This is another in a series of posts called Occupy Life. Each day you and I occupy physical time and space, making bold statements about what is most important in this life (whether we’re holding picket signs or not). Other entries: pancake batter, tying ribbons, Alejandra, Lunch Hour, Delaney and Roland or the original post Occupy Life: Things One Might Do While Unemployed.
The scene is an unlikely one – Iowa’s attempt at a small Irish pub – but as good a place as any to brush up on my rusty Spanish skills. I’ve given up thinking my heart is capable of uprooting and replanting an endless amount of times. Instead, I believe my heart has magical roots that span states and countries and oceans. And maybe for that reason, I still kind of introduce myself as 100% catracha. If you don’t understand, then you probably aren’t Honduran. But, it might explain why the invitation to tell stories of Honduras in Spanish made my skin tingle.
The excitement came like a flood as I talked about all the faces and places and valleys and mountains that led me to discover a fuller picture of my God. And then I realized my words tripping over words may not make any sense to my friend – especially in Spanish. I offered to switch back to English, but my friend said my blabbering was preferable to Rosetta Stone.
And then it hit me. The words flew out of my mouth accompanied by hands waving and another wild (probably unflattering) smile stretched across my face, “a la orden!”
“A la orden” is a Spanish phrase that means, “at your service” and it was thrown around as often as Midwestern “hellos” when I was in Honduras. I noticed whenever one of my high school girls complimented another on an outfit, the response was always, “a la orden,” which meant that the outfit or shoes or whatever could be borrowed at any time. It was “at their service.” I started to think that we should have the same response whenever anyone compliments our talents.
My friend looked amused. I was trying to gather my jumbled excitement and put it into words… words that could somehow communicate how passionate I am about this idea that NOTHING I can do/say/sing/write/give is mine.
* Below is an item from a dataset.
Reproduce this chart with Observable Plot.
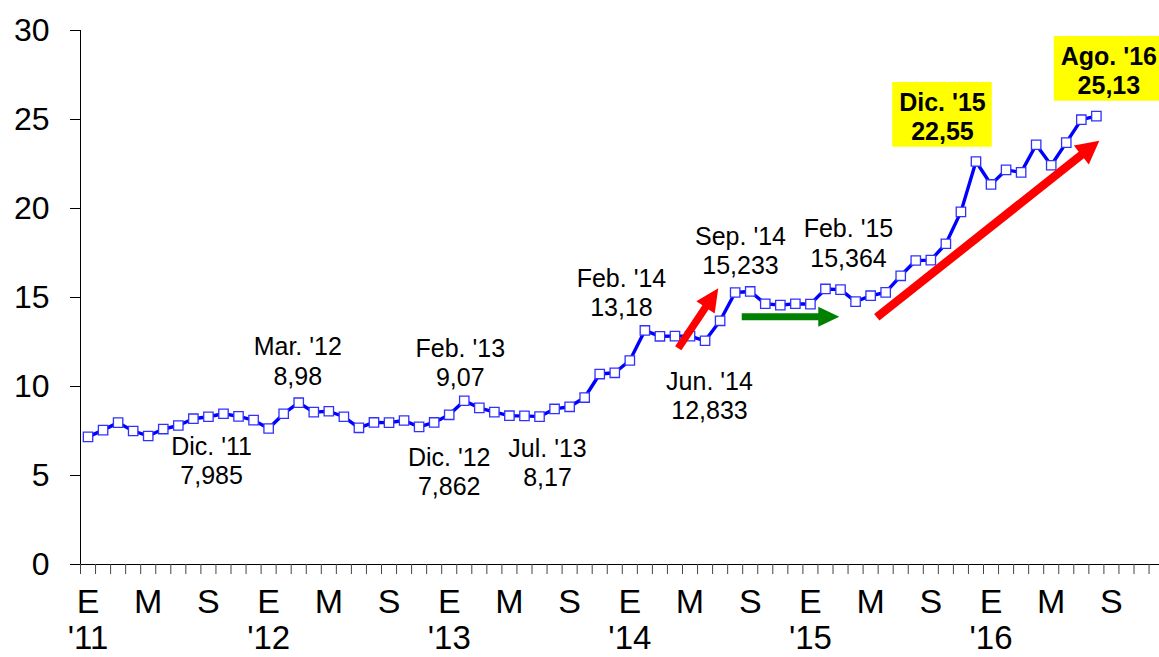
<!DOCTYPE html>
<html><head><meta charset="utf-8">
<script src="https://cdn.jsdelivr.net/npm/d3@7"></script>
<script src="https://cdn.jsdelivr.net/npm/@observablehq/plot@0.6"></script>
<style>
html,body{margin:0;padding:0;background:#fff;overflow:hidden;}
#chart svg{overflow:hidden;}
</style></head><body><div id="chart"></div>
<script>
// ---- data ----
const startYear = 2011;
const rate = [
  7.17, 7.55, 7.97, 7.50, 7.22, 7.61, 7.81, 8.19, 8.30, 8.47, 8.32, 8.11,
  7.64, 8.47, 9.09, 8.56, 8.61, 8.30, 7.68, 7.98, 7.97, 8.09, 7.73, 7.98,
  8.41, 9.20, 8.80, 8.56, 8.36, 8.35, 8.31, 8.74, 8.86, 9.38, 10.70, 10.77,
  11.46, 13.15, 12.82, 12.83, 12.83, 12.57, 13.69, 15.28, 15.34, 14.65, 14.57, 14.65,
  14.63, 15.48, 15.44, 14.77, 15.10, 15.29, 16.22, 17.08, 17.10, 18.02, 19.81, 22.64,
  21.35, 22.17, 22.03, 23.58, 22.43, 23.70, 24.99, 25.19
];
const monthLetters = ["E","","","","M","","","","S","","",""];
const yearLabels = ["'11","'12","'13","'14","'15","'16"];
const axisMonths = 72;
const yTicks = [0, 5, 10, 15, 20, 25, 30];

const annMonth = [11, 14, 23, 25, 30, 37, 41, 44, 49, 59, 67];
const annName  = ["Dic. '11","Mar. '12","Dic. '12","Feb. '13","Jul. '13","Feb. '14","Jun. '14","Sep. '14","Feb. '15","Dic. '15","Ago. '16"];
const annValue = ["7,985","8,98","7,862","9,07","8,17","13,18","12,833","15,233","15,364","22,55","25,13"];
const annHighlight = [false,false,false,false,false,false,false,false,false,true,true];

// arrows in data units (month index, value)
const arrowX1 = [39.75, 43.97, 52.94];
const arrowY1 = [12.12, 13.89, 13.86];
const arrowX2 = [42.41, 50.45, 67.73];
const arrowY2 = [15.49, 13.89, 23.78];
const arrowColor = ["#ff0000", "#008000", "#ff0000"];

// ---- layout / style ----
const annOffset = [[-42,40],[-1,-42],[15,48.6],[-4,-38.6],[8,45.5],[-23.4,-38.3],[4.4,54.6],[-9.7,-41],[23,-46.3],[-33.5,-45.1],[12.5,-45.7]];
const arrowStyle = [{t:7.5,hl:23,hw:22},{t:7,hl:21,hw:20},{t:8.5,hl:23,hw:24}];
const font = '"Liberation Sans", Arial, sans-serif';
const annFont = 25;

const data = rate.map((v, i) => ({i, v}));
const anns = annMonth.map((m, k) => ({i: m, v: rate[m], name: annName[k], value: annValue[k], hl: annHighlight[k], dx: annOffset[k][0], dy: annOffset[k][1]}));

const measure = document.createElement("canvas").getContext("2d");

function boxesMark(index, scales) {
  const g = d3.create("svg:g");
  for (const a of anns.filter(a => a.hl)) {
    measure.font = `bold ${annFont}px ${font}`;
    const w = Math.max(measure.measureText(a.name).width, measure.measureText(a.value).width);
    const cx = scales.x(a.i + 0.5) + a.dx, Y = scales.y(a.v) + a.dy;
    g.append("rect").attr("x", cx - w/2 - 6.5).attr("y", Y - 33.9)
      .attr("width", w + 13).attr("height", 64.7).attr("fill", "#ffff00");
  }
  return g.node();
}

function arrowsMark(index, scales) {
  const g = d3.create("svg:g");
  arrowX1.forEach((_, k) => {
    const x1 = scales.x(arrowX1[k]), y1 = scales.y(arrowY1[k]);
    const x2 = scales.x(arrowX2[k]), y2 = scales.y(arrowY2[k]);
    const {t, hl, hw} = arrowStyle[k];
    const len = Math.hypot(x2 - x1, y2 - y1), ux = (x2 - x1)/len, uy = (y2 - y1)/len;
    const px = -uy, py = ux;
    const bx = x2 - ux*hl, by = y2 - uy*hl;
    const pts = [
      [x1 + px*t/2, y1 + py*t/2], [bx + px*t/2, by + py*t/2], [bx + px*hw/2, by + py*hw/2],
      [x2, y2], [bx - px*hw/2, by - py*hw/2], [bx - px*t/2, by - py*t/2], [x1 - px*t/2, y1 - py*t/2]
    ];
    g.append("polygon").attr("points", pts.map(p => p.join(",")).join(" ")).attr("fill", arrowColor[k]);
  });
  return g.node();
}

const letterTicks = d3.range(axisMonths).filter(i => monthLetters[i % 12] !== "").map(i => i + 0.5);
const yearTicks = d3.range(axisMonths).filter(i => i % 12 === 0).map(i => i + 0.5);

const chart = Plot.plot({
  width: 1159, height: 657,
  marginLeft: 80, marginRight: 0, marginTop: 30, marginBottom: 93,
  x: {type: "linear", domain: [0, axisMonths], range: [80, 80 + axisMonths * 15.05]},
  y: {domain: [0, 30]},
  style: {fontFamily: font, background: "white", color: "black", overflow: "hidden"},
  marks: [
    Plot.ruleX([0], {stroke: "black", strokeWidth: 1}),
    Plot.ruleY([0], {stroke: "black", strokeWidth: 1}),
    Plot.axisY({ticks: yTicks, tickSize: 10, tickPadding: 21, fontSize: 32, label: null, tickFormat: d => String(d)}),
    Plot.axisX({ticks: d3.range(axisMonths + 1), tickSize: 10, tickFormat: () => "", label: null, stroke: "#444"}),
    Plot.axisX({ticks: letterTicks, tickSize: 0, tickPadding: 24, fontSize: 34, label: null,
      tickFormat: d => monthLetters[Math.floor(d) % 12]}),
    Plot.axisX({ticks: yearTicks, tickSize: 0, tickPadding: 61, fontSize: 33, label: null,
      tickFormat: d => yearLabels[Math.floor(Math.floor(d) / 12)]}),
    Plot.line(data, {x: d => d.i + 0.5, y: "v", stroke: "#0000ff", strokeWidth: 3.4}),
    Plot.dot(data, {x: d => d.i + 0.5, y: "v", symbol: "square", r: 5.3, fill: "white", stroke: "#3030ff", strokeWidth: 1.3}),
    arrowsMark,
    boxesMark,
    ...anns.map(a => Plot.text([a], {
      x: d => d.i + 0.5, y: "v", text: d => d.name + "\n" + d.value,
      dx: a.dx, dy: a.dy, fontSize: annFont, lineHeight: 1.17,
      fontWeight: a.hl ? "bold" : "normal", fill: "black", textAnchor: "middle"
    }))
  ]
});
document.getElementById("chart").appendChild(chart);
</script></body></html>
Nothing. I don’t own my talents. There is no Caroline Copyright on my abilities. It’s ALL the Lord’s and it is ALL on loan for the purpose of loving God and serving others.
Right there in that cozy, Irish-looking booth I gestured and exclaimed and squealed and probably got more excited than the average, sober Irish pub-goer. But it was like re-discovering this beautiful Truth in a new context called Ames, Iowa.
I live here. I work here. I serve here.
How can I love God by making my every talent available to others?
Oh, you like my whimsical bubble letters? Let me know when you need a poster made.
Oh, you like the way I chase your kids around? Let me know when you need a night off.
Oh, you like my acapella singing at work? Let me know when you need a karaoke buddy.
Oh, you’re looking for a Spanish speaking buddy? Let me know the time and place.
Seriously, just TALKING about a la orden makes my heart sing.